Korea: An Also-ran?

How the Korean game and web industry could have been, but may not be.

I have worked, played and lived in Seoul for the past 11 years. I'll get that out of the way.

So when the buzzword was "virtual items", I used to politely nod and then yawn.I have lived, played and worked virtual item economies for about as long as I have been here. There is nothing controversial or demeaning about the business model to me. 

When the buzzword was "mobile applications", I used to smile and cough appreciatively.I had played games on handsets since the start of the century, utilized mobile video capture technology and infrastructure in work and play in my career on the web side of things.

When the buzzword was "social networks", I used to pretend to listen and try not to be bored. After all Cyworld was the grandaddy of it all. I had worked on a video based "social network" Freechal's Q. Getting ready to roll out a "widget market" when Myspace was aborning. 

I was so full of it, that if you pricked me the hot air and manure methane would have made me the Human Torch.

and I am a reflection of the Korean game/web industry. 

Because none of these concepts and structures that can be argued was executed on a large scale in Korea first, was iterated upon, refined, and systematically analyzed/ripped apart. No. We were so proud we had built all this up ourselves. We were so proud that we suddenly got rich and important. We were proud to be mentioned.

We forgot that much of what we made was born out of desperation. We forgot to look and analyze the unique environment from which these things were born. We focused on the superficial elements of the products/services and ignored the processes that needed to be changed.

The Korean game industry got complacent. Then we started to falter. Now ursurped.

There are very few Korean game studios/companies involved in social gaming. Think about it. From the country that had Cyworld. That had these giant companies like NCSoft, Nexon, and Webzen that were expertly weaving the virtual item business model into game mechanics. No. Korean. Zynga.
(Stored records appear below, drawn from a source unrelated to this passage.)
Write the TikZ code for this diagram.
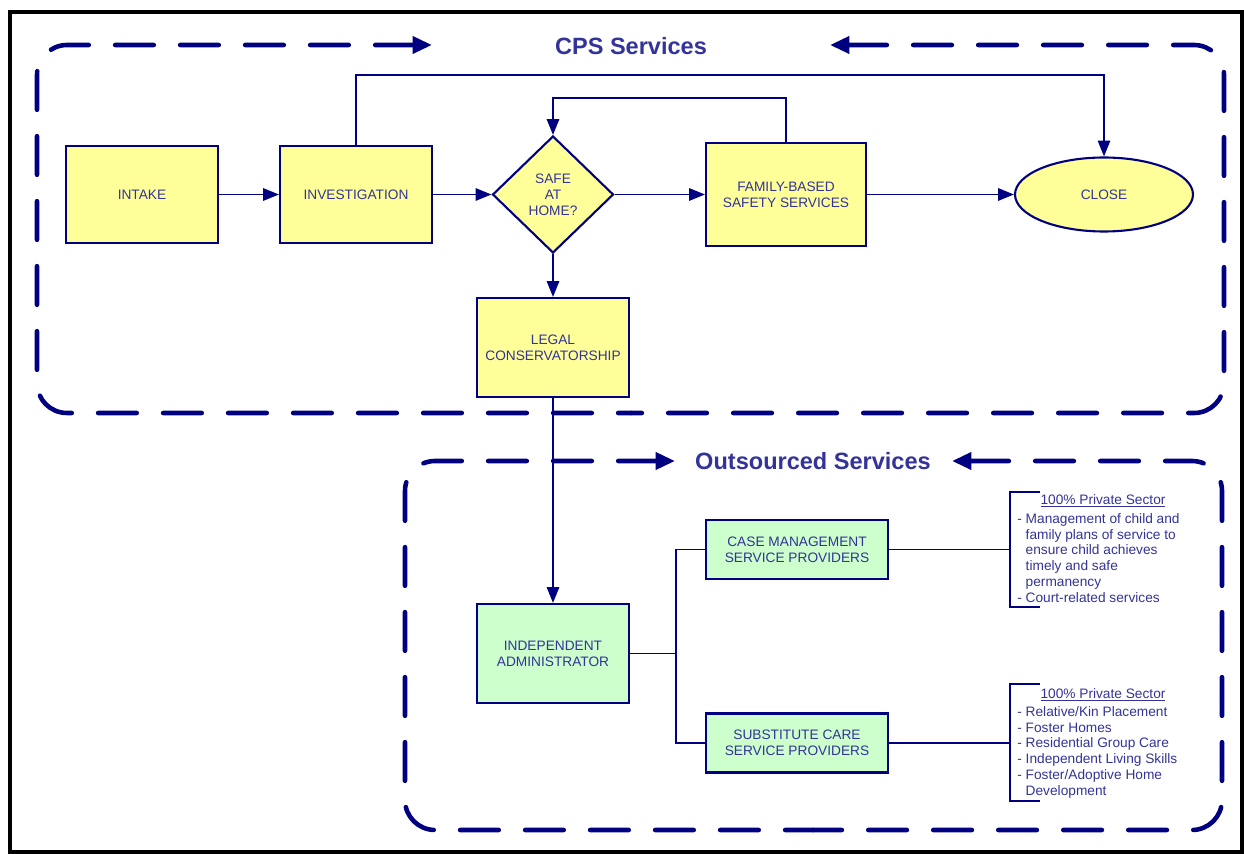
\documentclass[tikz,border=0pt]{standalone}
\usepackage{fontspec}
\setmainfont{Liberation Sans}
\usetikzlibrary{arrows.meta,shapes.geometric,positioning}
\definecolor{navy}{HTML}{000080}
\definecolor{txtblue}{HTML}{333399}
\definecolor{boxyellow}{HTML}{FFFF99}
\definecolor{boxgreen}{HTML}{CCFFCC}

\begin{document}
\begin{tikzpicture}[x=0.02cm, y=-0.02cm,
  font=\fontsize{7.8}{9}\selectfont, text=txtblue,
  flowbox/.style={draw=navy, line width=1.2pt, fill=boxyellow, align=center, inner sep=0pt,
    minimum width=3.04cm, minimum height=1.94cm},
  decision/.style={flowbox, shape=diamond, minimum width=2.42cm, minimum height=2.34cm},
  endstate/.style={flowbox, shape=ellipse, minimum width=3.56cm, minimum height=1.48cm},
  provider/.style={flowbox, fill=boxgreen, minimum width=3.64cm, minimum height=1.18cm},
  link/.style={draw=navy, line width=1.1pt},
  arr/.style={link, -{Triangle[length=9pt,width=7pt]}},
  dashframe/.style={draw=navy, line width=2.6pt, line cap=round, dash pattern=on 22pt off 15pt,
    rounded corners=0.6cm, {Triangle[length=11pt,width=9.5pt]}-},
  heading/.style={font=\fontsize{13.4}{16}\selectfont\bfseries},
  sector/.style={inner sep=0pt},
  itemlist/.style={inner sep=0pt, anchor=north west, align=left}]
  \useasboundingbox (0,0) rectangle (1244,854);
  \draw[line width=2.8pt] (10,12) rectangle (1242,852);

  % CPS services
  \draw[dashframe] (432,45) -- (37,45) -- (37,413) -- (631,413);
  \draw[dashframe] (830,45) -- (1224,45) -- (1224,413) -- (631,413);
  \node[heading] (cpstitle) at (631,46) {CPS Services};

  \node[flowbox] (intake) at (142,194.5) {INTAKE};
  \node[flowbox] (invest) at (356,194.5) {INVESTIGATION};
  \node[decision] (safe) at (553,194.5) {SAFE\\AT\\HOME?};
  \node[flowbox, minimum width=3.2cm, minimum height=2.06cm] (family) at (786,194.5) {FAMILY-BASED\\SAFETY SERVICES};
  \node[endstate] (close) at (1104,194.5) {CLOSE};
  \node[flowbox, minimum height=1.98cm] (legal) at (553,347.5) {LEGAL\\CONSERVATORSHIP};

  \draw[arr] (intake) -- (invest);
  \draw[arr] (invest) -- (safe);
  \draw[arr] (safe) -- (family);
  \draw[arr] (family) -- (close);
  \draw[arr] (invest.north) -- ++(0,-70) -| (close.north);
  \draw[arr] (family.north) -- ++(0,-44) -| (safe.north);
  \draw[arr] (safe) -- (legal);

  % outsourced services
  \draw[dashframe] (675,461) -- (405,461) -- (405,830) -- (813,830);
  \draw[dashframe] (952,461) -- (1222,461) -- (1222,830) -- (813,830);
  \node[heading] (outtitle) at (813,461) {Outsourced Services};

  \node[flowbox, fill=boxgreen, minimum height=1.98cm] (admin) at (553,653.5) {INDEPENDENT\\ADMINISTRATOR};
  \node[provider] (casemgmt) at (797,549.5) {CASE MANAGEMENT\\SERVICE PROVIDERS};
  \node[provider] (subcare) at (797,743) {SUBSTITUTE CARE\\SERVICE PROVIDERS};

  \draw[arr] (legal) -- (admin);
  \draw[link] (admin.east) -- ++(46,0) coordinate (fork) |- (casemgmt.west);
  \draw[link] (fork) |- (subcare.west);

  \coordinate (br1) at (1010,549.5);
  \coordinate (br2) at (1010,743);
  \draw[link] (casemgmt.east) -- (br1);
  \draw[link] (subcare.east) -- (br2);
  \draw[link] (1040,492) -- (1010,492) -- (1010,607) -- (1040,607);
  \draw[link] (1040,684) -- (1010,684) -- (1010,801) -- (1040,801);

  \node[sector] (pvt1) at (1103,501) {\underline{100\% Private Sector}};
  \node[itemlist] (list1) at (1017,513) {- Management of child and\\\phantom{- }family plans of service to\\\phantom{- }ensure child achieves\\\phantom{- }timely and safe\\\phantom{- }permanency\\- Court-related services};
  \node[sector] (pvt2) at (1103,695) {\underline{100\% Private Sector}};
  \node[itemlist] (list2) at (1017,706) {- Relative/Kin Placement\\- Foster Homes\\- Residential Group Care\\- Independent Living Skills\\- Foster/Adoptive Home\\\phantom{- }Development};
\end{tikzpicture}
\end{document}
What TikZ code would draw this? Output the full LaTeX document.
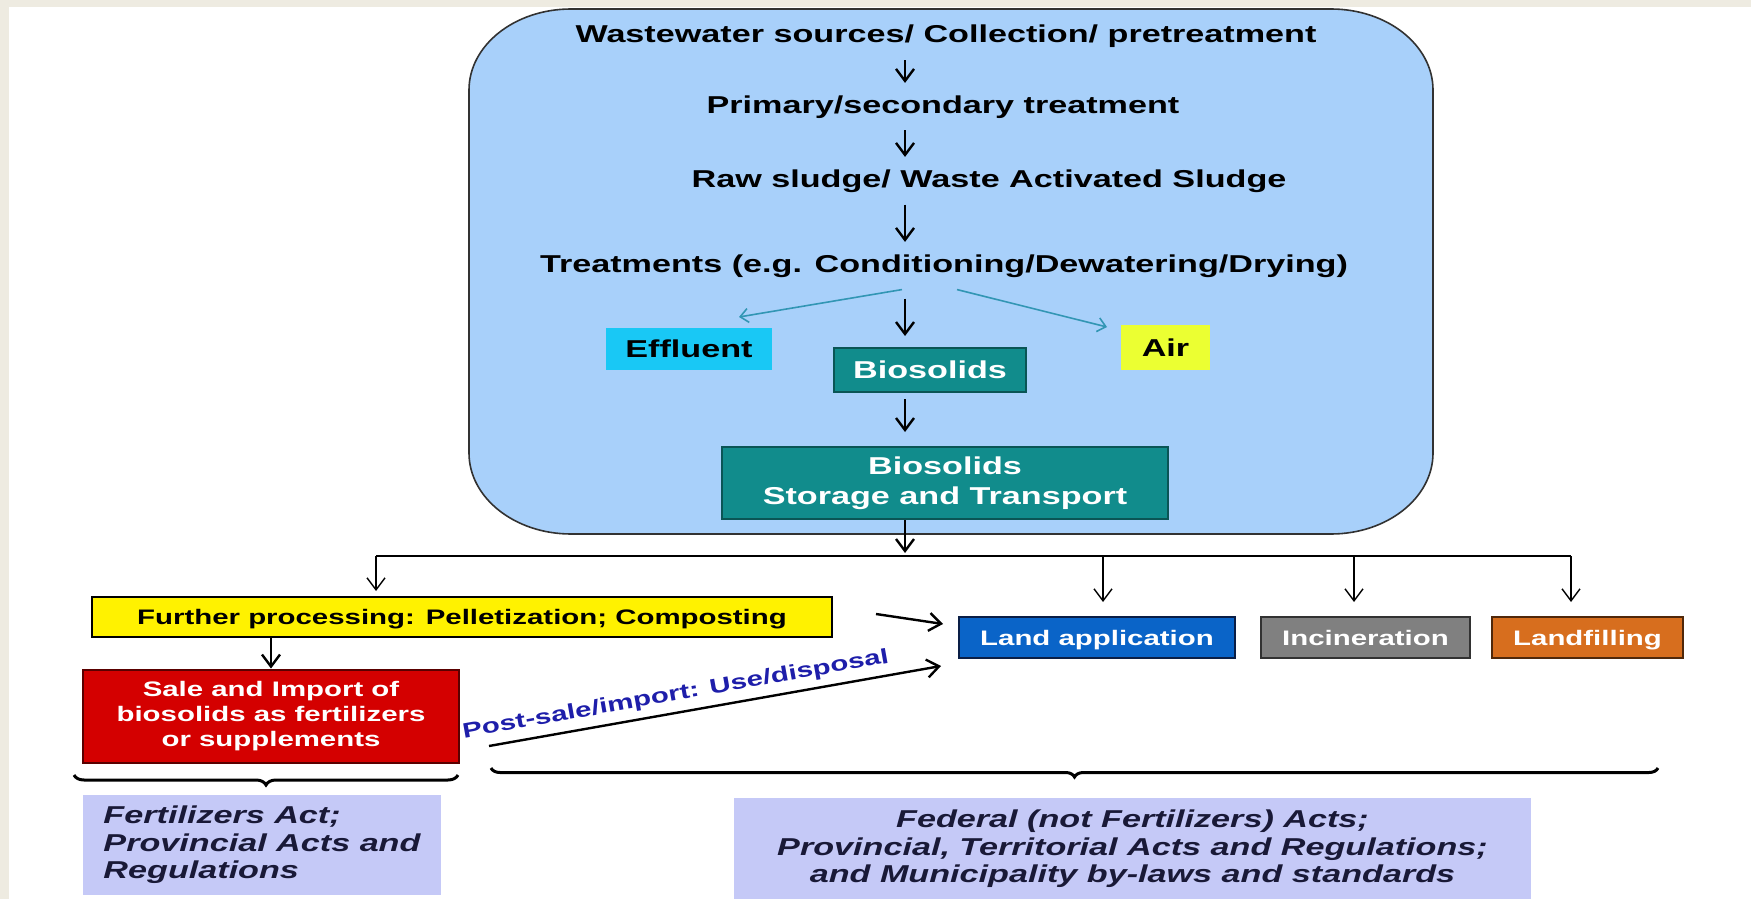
\documentclass[tikz,border=0pt]{standalone}
\usepackage{fontspec}
\setmainfont{Liberation Sans}[FakeStretch=1.4]
\usetikzlibrary{arrows.meta}
\usetikzlibrary{decorations.pathreplacing}

\definecolor{frame}{RGB}{238,235,225}
\definecolor{plant}{RGB}{168,208,250}
\definecolor{plantedge}{RGB}{50,50,50}
\definecolor{effluent}{RGB}{25,200,245}
\definecolor{biosol}{RGB}{17,140,140}
\definecolor{biosoledge}{RGB}{10,85,85}
\definecolor{airyellow}{RGB}{235,255,50}
\definecolor{sidearrow}{RGB}{50,150,180}
\definecolor{salered}{RGB}{212,0,0}
\definecolor{saleedge}{RGB}{90,0,0}
\definecolor{landblue}{RGB}{10,100,200}
\definecolor{landedge}{RGB}{10,30,70}
\definecolor{incingray}{RGB}{128,128,128}
\definecolor{landfillorange}{RGB}{215,110,30}
\definecolor{landfilledge}{RGB}{80,40,10}
\definecolor{lawfill}{RGB}{197,201,247}
\definecolor{lawtext}{RGB}{25,25,55}
\definecolor{postblue}{RGB}{30,30,170}

\newcommand{\bigtxt}{\fontsize{12.2pt}{15pt}\selectfont\bfseries}
\newcommand{\smalltxt}{\fontsize{10.5pt}{12.7pt}\selectfont\bfseries}
\newcommand{\lawtxt}{\fontsize{12.2pt}{13.8pt}\selectfont\bfseries\itshape}

\begin{document}
\begin{tikzpicture}[x=0.5pt, y=-0.5pt,
  stage/.style={font=\bigtxt, inner sep=6pt, anchor=base},
  tagbox/.style={inner sep=0pt, align=center, line width=1pt},
  rowbox/.style={tagbox, font=\smalltxt, text height=7.5pt, text depth=0pt, minimum height=20.5pt},
  flow/.style={-{Straight Barb[length=6pt,width=9pt]}, line width=1.2pt},
  side/.style={-{Straight Barb[length=4pt,width=7pt]}, line width=0.8pt, draw=sidearrow},
  drop/.style={-{Straight Barb[length=6pt,width=9pt]}, line width=0.7pt},
  law/.style={fill=lawfill, text=lawtext, font=\lawtxt, inner sep=0pt},
  bracket/.style={decorate, decoration={brace, amplitude=#1, mirror}, line width=1.5pt}]

\fill[white] (0,0) rectangle (1751,899);
\fill[frame] (0,0) rectangle (1751,7);
\fill[frame] (0,0) rectangle (9,899);
\useasboundingbox (0,0) rectangle (1751,899);

% treatment plant
\draw[fill=plant, draw=plantedge, line width=0.8pt] (469,90)
  arc[start angle=180, end angle=270, x radius=102, y radius=81] -- (1331,9)
  arc[start angle=270, end angle=360, x radius=102, y radius=81] -- (1433,453)
  arc[start angle=0, end angle=90, x radius=102, y radius=81] -- (571,534)
  arc[start angle=90, end angle=180, x radius=102, y radius=81] -- cycle;

\coordinate (axis) at (905,0);
\node[stage] (src) at (946,43) {Wastewater sources/ Collection/ pretreatment};
\node[stage] (prim) at (943,113) {Primary/secondary treatment};
\node[stage] (sludge) at (989,187) {Raw sludge/ Waste Activated Sludge};
\node[stage] (treat) at (944,272) {Treatments (e.g. Conditioning/Dewatering/Drying)};
\coordinate (fork) at (treat.south -| axis);

\node[tagbox, fill=effluent, font=\bigtxt, minimum width=83pt, minimum height=21pt] (effl) at (689,349) {Effluent};
\node[tagbox, fill=biosol, draw=biosoledge, text=white, font=\bigtxt, minimum width=96pt, minimum height=22pt] (bio) at (930,370) {Biosolids};
\node[tagbox, fill=airyellow, font=\bigtxt, minimum width=44.5pt, minimum height=22.5pt] (air) at (1165.5,347.5) {Air};
\node[tagbox, fill=biosol, draw=biosoledge, text=white, font=\bigtxt, minimum width=223pt, minimum height=36pt] (store) at (945,483) {Biosolids\\Storage and Transport};

\draw[flow] (src.south -| axis) -- (prim.north -| axis);
\draw[flow] (prim.south -| axis) -- (sludge.north -| axis);
\draw[flow] (sludge.south -| axis) -- (treat.north -| axis);
\draw[flow, shorten <=4.5pt, shorten >=5.5pt] (fork) -- (bio.north -| axis);
\draw[side] ([xshift=-1.5pt]fork) -- ([xshift=-17pt,yshift=5pt]effl.north east);
\draw[side] ([xshift=26pt]fork) -- ([xshift=-6.5pt,yshift=-1.5pt]air.north west);
\draw[flow, shorten <=3pt, shorten >=7pt] (bio.south -| axis) -- (store.north -| axis);

% use and disposal
\node[rowbox, fill=yellow, draw=black, minimum width=370pt, minimum height=20pt] (further) at (462,617) {Further processing: Pelletization; Composting};
\node[tagbox, fill=salered, draw=saleedge, text=white, font=\smalltxt, minimum width=188pt, minimum height=46.5pt] (sale) at (271,716) {Sale and Import of\\biosolids as fertilizers\\or supplements};
\node[rowbox, fill=landblue, draw=landedge, text=white, minimum width=138pt] (land) at (1097,637.5) {Land application};
\node[rowbox, fill=incingray, draw=plantedge, text=white, minimum width=104.5pt] (incin) at (1365.5,637.5) {Incineration};
\node[rowbox, fill=landfillorange, draw=landfilledge, text=white, minimum width=95.5pt] (landfill) at (1587.5,637.5) {Landfilling};

\coordinate (busL) at (376,556);
\coordinate (busR) at (1571,556);
\coordinate (dLand) at (1103,556);
\coordinate (dIncin) at (1354,556);
\draw[flow, shorten >=1.5pt] (store.south -| axis) -- (axis |- busL);
\draw[line width=1pt] (busL) -- (busR);
\draw[drop, shorten >=2.5pt] (busL) -- (further.north -| busL);
\draw[drop, shorten >=7pt] (dLand) -- (land.north -| dLand);
\draw[drop, shorten >=7pt] (dIncin) -- (incin.north -| dIncin);
\draw[drop, shorten >=7pt] (busR) -- (landfill.north -| busR);

\draw[flow] (sale.north |- further.south) -- (sale.north);
\draw[flow] ([xshift=21.5pt,yshift=1.5pt]further.east) -- ([xshift=-7.5pt,yshift=6.75pt]land.west);
\draw[flow] ([xshift=14.5pt,yshift=-15pt]sale.east) -- node[pos=0.42, sloped, above, font=\smalltxt, text=postblue] {Post-sale/import: Use/disposal} ([xshift=-8.5pt,yshift=-3.5pt]land.south west);

% regulation
\draw[bracket=5pt] (74,775) -- (458,775);
\draw[bracket=4.5pt] (491,768) -- (1658,768);
\node[law, align=left, minimum width=179pt, minimum height=50pt] (lawL) at (262,845) {Fertilizers Act;\\Provincial Acts and\\Regulations};
\node[law, align=center, minimum width=398.5pt, minimum height=51.5pt] (lawR) at (1132.5,849) {Federal (not Fertilizers) Acts;\\Provincial, Territorial Acts and Regulations;\\and Municipality by-laws and standards};

\end{tikzpicture}
\end{document}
 I will examine this more closely in my next few blog posts but here will be my big points:

1) Korea has followed the Japanese model for too long and will fade into decline like the Japanese industry is doing in slow motion.

2) Korea has a tendency to foster a few giants but utterly grind the new and small into dust. In these giants, the operational processes are haphazard and insular.

3) Corporate structures in place and aped across the Korean industry are not fit for the fast paced and lean adaptation required. We are Microsoft zombies here. and finally:

4) The local media/popular culture does not breed the cultural imagination, thematic complexity, and the championing of daring that gives that spark. or "Sci-fi, spies and Silicon Valley is good for games".